Dataset records
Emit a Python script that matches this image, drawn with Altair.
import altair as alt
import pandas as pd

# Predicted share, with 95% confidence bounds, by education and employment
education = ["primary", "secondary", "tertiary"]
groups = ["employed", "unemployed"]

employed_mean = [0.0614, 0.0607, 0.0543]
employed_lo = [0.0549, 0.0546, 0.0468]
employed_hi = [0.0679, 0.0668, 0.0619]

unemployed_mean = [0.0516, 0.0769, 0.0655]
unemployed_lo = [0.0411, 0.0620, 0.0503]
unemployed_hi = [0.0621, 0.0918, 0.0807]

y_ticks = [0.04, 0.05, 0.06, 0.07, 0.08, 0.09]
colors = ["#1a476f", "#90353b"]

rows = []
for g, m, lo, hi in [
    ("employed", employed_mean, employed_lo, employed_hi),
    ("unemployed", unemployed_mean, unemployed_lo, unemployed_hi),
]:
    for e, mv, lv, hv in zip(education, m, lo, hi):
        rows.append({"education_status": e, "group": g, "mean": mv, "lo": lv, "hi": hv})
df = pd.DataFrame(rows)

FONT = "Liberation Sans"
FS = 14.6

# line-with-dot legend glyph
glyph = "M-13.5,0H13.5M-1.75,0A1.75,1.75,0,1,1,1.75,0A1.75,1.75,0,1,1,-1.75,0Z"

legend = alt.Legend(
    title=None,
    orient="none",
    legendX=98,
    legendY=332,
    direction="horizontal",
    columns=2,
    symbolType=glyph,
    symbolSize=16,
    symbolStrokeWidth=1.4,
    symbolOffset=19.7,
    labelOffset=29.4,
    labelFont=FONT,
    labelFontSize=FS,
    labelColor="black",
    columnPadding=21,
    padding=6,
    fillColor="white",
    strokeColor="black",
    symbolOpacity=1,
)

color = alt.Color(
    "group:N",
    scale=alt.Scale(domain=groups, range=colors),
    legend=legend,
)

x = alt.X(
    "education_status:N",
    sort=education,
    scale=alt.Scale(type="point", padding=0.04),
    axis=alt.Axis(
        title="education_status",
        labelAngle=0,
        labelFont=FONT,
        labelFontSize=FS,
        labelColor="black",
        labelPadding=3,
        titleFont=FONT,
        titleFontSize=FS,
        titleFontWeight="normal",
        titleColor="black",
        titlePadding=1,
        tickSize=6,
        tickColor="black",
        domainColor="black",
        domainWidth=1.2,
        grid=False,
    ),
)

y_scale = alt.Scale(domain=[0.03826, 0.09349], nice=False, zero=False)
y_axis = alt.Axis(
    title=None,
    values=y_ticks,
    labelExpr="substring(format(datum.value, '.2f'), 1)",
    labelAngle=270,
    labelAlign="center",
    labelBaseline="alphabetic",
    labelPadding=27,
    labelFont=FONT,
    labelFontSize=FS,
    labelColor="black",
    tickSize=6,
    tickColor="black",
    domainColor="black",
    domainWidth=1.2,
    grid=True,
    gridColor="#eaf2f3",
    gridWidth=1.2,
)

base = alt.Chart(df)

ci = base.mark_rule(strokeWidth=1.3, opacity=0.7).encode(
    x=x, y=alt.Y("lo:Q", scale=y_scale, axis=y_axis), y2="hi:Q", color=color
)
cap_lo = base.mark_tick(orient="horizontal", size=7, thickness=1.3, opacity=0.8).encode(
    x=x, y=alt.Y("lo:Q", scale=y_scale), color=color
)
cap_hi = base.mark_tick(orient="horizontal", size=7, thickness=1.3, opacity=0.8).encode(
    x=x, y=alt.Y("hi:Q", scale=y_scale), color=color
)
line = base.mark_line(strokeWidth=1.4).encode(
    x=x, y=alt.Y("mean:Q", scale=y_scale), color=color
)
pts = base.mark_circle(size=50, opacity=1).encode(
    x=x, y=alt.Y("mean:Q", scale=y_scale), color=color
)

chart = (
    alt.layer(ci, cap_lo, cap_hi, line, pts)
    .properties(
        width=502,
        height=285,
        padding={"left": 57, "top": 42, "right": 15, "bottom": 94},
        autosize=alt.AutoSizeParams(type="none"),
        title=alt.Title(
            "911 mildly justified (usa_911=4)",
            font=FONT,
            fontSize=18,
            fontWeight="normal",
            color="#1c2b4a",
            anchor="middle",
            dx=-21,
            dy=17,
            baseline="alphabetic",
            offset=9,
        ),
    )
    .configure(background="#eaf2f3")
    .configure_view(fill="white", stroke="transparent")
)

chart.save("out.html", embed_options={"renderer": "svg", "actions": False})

...

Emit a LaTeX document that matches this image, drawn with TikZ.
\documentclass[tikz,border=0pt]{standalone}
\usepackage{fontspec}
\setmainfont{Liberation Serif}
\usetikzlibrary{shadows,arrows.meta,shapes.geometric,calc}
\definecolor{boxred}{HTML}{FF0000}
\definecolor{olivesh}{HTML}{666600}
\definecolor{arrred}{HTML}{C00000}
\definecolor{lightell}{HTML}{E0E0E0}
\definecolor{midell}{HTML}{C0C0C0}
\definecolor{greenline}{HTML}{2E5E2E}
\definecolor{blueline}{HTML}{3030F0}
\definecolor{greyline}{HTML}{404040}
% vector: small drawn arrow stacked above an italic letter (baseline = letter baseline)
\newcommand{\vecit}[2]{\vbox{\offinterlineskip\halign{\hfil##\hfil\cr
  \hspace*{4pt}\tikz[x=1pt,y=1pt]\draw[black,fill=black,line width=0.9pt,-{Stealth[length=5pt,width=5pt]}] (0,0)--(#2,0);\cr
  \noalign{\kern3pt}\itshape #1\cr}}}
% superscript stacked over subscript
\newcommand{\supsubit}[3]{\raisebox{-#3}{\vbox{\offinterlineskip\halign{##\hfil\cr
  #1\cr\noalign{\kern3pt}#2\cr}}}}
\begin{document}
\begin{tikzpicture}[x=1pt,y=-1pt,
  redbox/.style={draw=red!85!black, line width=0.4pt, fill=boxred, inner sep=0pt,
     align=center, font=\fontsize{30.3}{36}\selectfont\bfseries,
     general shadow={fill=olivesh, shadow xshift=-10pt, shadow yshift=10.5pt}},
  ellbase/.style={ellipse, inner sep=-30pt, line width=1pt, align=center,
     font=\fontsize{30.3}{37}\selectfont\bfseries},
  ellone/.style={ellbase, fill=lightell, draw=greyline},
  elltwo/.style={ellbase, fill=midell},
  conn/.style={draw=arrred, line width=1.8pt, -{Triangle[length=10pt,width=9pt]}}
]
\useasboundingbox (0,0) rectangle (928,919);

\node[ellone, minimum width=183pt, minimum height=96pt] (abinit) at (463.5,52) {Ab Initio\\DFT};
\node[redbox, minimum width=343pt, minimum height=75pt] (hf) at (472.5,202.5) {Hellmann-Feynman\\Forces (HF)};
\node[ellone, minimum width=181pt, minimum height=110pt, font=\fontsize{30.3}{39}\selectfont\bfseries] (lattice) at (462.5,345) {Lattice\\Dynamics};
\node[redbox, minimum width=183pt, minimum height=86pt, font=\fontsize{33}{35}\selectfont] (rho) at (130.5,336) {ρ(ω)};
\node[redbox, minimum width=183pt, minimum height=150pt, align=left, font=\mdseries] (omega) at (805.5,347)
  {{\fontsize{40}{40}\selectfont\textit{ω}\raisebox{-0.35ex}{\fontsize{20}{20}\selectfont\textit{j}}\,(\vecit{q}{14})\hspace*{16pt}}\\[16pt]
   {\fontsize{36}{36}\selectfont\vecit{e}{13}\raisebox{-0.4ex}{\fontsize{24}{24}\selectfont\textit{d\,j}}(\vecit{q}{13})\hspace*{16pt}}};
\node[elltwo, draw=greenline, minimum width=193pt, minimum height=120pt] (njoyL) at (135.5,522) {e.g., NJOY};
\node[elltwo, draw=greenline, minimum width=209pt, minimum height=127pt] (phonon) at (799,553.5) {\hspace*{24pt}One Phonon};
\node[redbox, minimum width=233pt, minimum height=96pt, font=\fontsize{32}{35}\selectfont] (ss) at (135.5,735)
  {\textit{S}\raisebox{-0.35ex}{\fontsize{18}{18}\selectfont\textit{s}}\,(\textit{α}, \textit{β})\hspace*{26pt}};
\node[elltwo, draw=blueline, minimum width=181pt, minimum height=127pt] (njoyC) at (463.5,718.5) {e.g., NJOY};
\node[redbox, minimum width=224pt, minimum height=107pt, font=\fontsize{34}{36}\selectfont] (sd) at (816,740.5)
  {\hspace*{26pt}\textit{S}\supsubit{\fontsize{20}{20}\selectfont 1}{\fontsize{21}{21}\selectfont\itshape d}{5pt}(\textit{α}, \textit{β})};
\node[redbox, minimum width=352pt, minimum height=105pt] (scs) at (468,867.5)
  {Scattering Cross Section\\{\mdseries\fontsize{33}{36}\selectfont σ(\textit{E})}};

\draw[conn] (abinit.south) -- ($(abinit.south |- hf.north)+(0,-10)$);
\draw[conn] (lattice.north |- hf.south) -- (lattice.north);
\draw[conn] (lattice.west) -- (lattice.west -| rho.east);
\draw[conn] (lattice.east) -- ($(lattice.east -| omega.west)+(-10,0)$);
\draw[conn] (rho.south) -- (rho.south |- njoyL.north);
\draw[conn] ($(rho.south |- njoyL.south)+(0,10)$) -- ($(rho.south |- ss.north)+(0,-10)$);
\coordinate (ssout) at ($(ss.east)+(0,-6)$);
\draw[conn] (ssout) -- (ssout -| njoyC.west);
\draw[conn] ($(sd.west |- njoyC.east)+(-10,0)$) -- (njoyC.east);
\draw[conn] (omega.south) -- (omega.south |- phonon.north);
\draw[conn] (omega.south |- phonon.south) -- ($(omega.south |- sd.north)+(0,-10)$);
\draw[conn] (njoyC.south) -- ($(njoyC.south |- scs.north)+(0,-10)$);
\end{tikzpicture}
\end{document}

(What is being asked): Which lines contain "drawn"? Show each of them.

(Task answer):
Emit a Python script that matches this image, drawn with Altair.
Emit a LaTeX document that matches this image, drawn with TikZ.
% vector: small drawn arrow stacked above an italic letter (baseline = letter baseline)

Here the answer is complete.